Radial averaging operator acting on Bergman and Lebesgue spaces

It is shown that the radial averaging operator T_{\omega}(f)(z)=\frac{\int_{|z|}^{1}f\bigl{(}s\frac{z}{|z|}\bigr{)}\omega(s)% \,ds}{\widehat{\omega}(z)},\quad\widehat{\omega}(z)=\int_{|z|}^{1}\omega(s)\,ds, induced by a radial weight ω on the unit disc {\mathbb{D}} , is bounded from the weighted Bergman space {A^{p}_{\nu}} , where {0<p<\infty} and the radial weight ν satisfies {\widehat{\nu}(r)\leq C\widehat{\nu}(\frac{1+r}{2})} for all {0\leq r<1} , to {L^{p}_{\nu}} if and only if the self-improving condition \sup_{0\leq r<1}\frac{\widehat{\omega}(r)^{p}}{\int_{r}^{1}s\nu(s)\,ds}\int_{0% }^{r}\frac{t\nu(t)}{\widehat{\omega}(t)^{p}}\,dt<\infty is satisfied.
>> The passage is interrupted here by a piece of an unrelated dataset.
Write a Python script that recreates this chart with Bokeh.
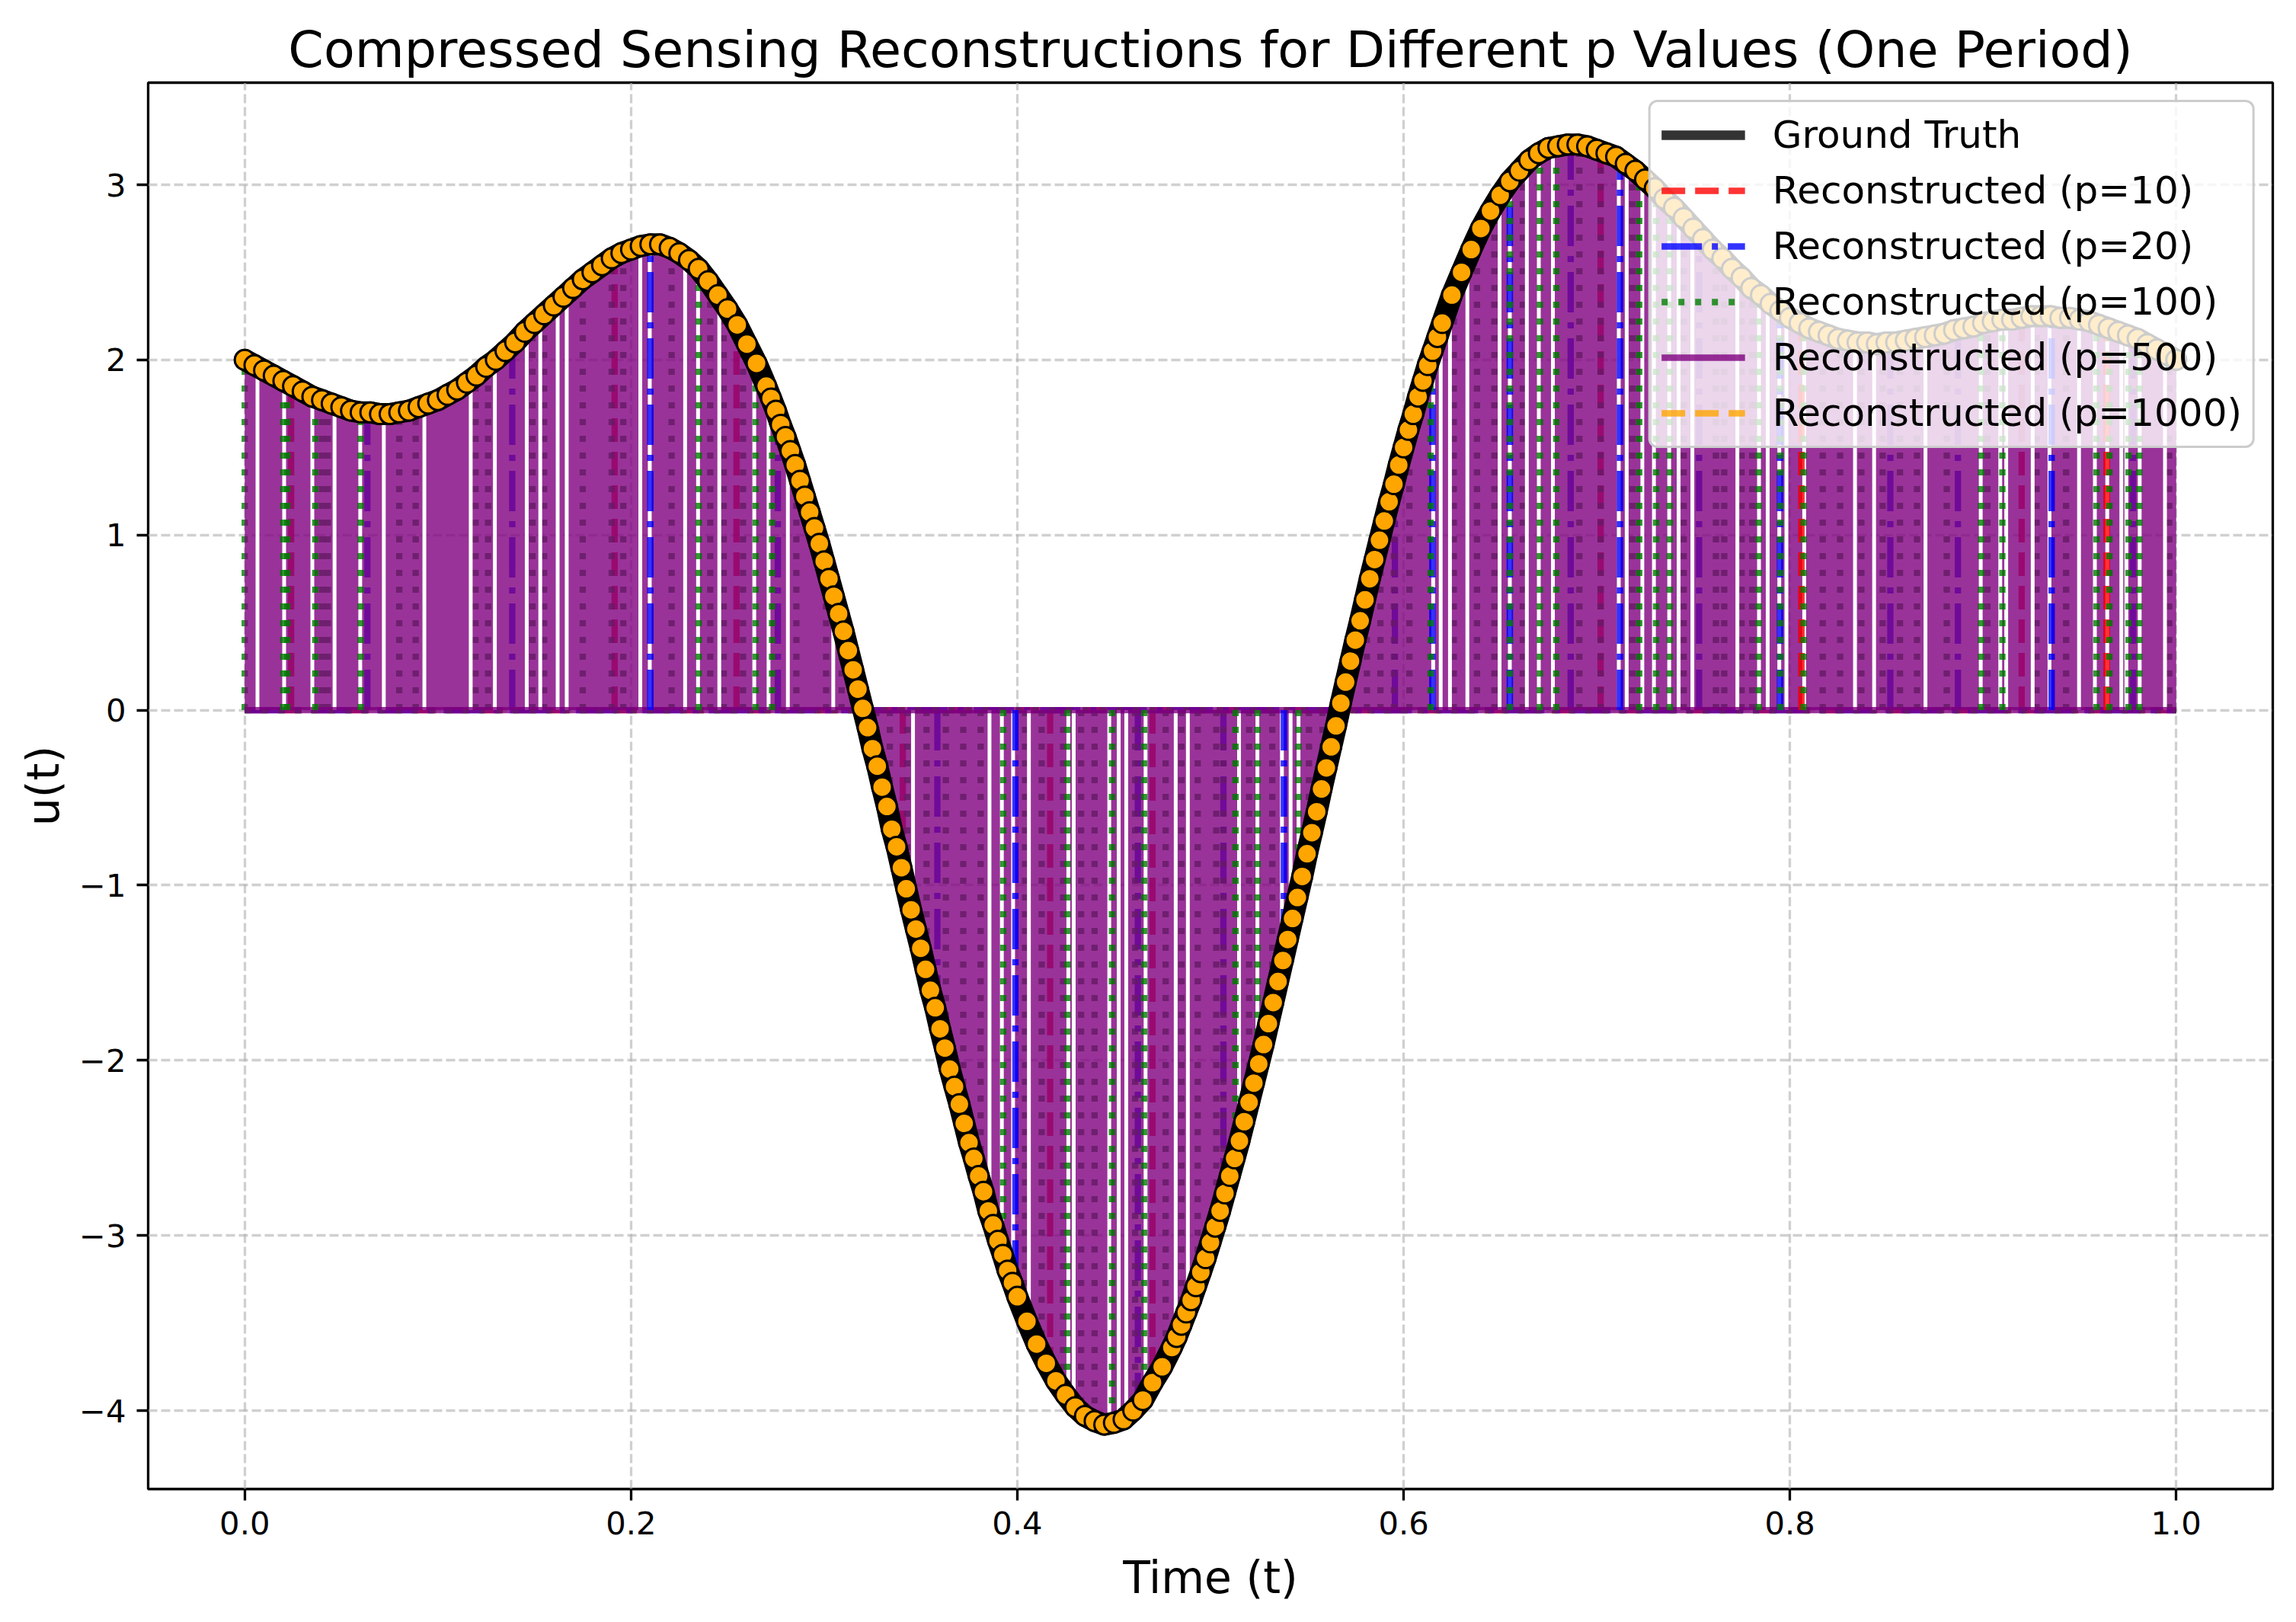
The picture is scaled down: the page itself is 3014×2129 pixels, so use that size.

Further, two characterizations of the weak-type inequality \eta(\{z\in\mathbb{D}:|T_{\omega}(f)(z)|\geq\lambda\})\lesssim\lambda^{-p}\|f% \|_{L^{p}_{\nu}}^{p},\quad\lambda>0, are established for arbitrary radial weights ω, ν and η. Moreover, differences and interrelationships between the cases {A^{p}_{\nu}\to L^{p}_{\nu}} , {L^{p}_{\nu}\to L^{p}_{\nu}} and {L^{p}_{\nu}\to L^{p,\infty}_{\nu}} are analyzed.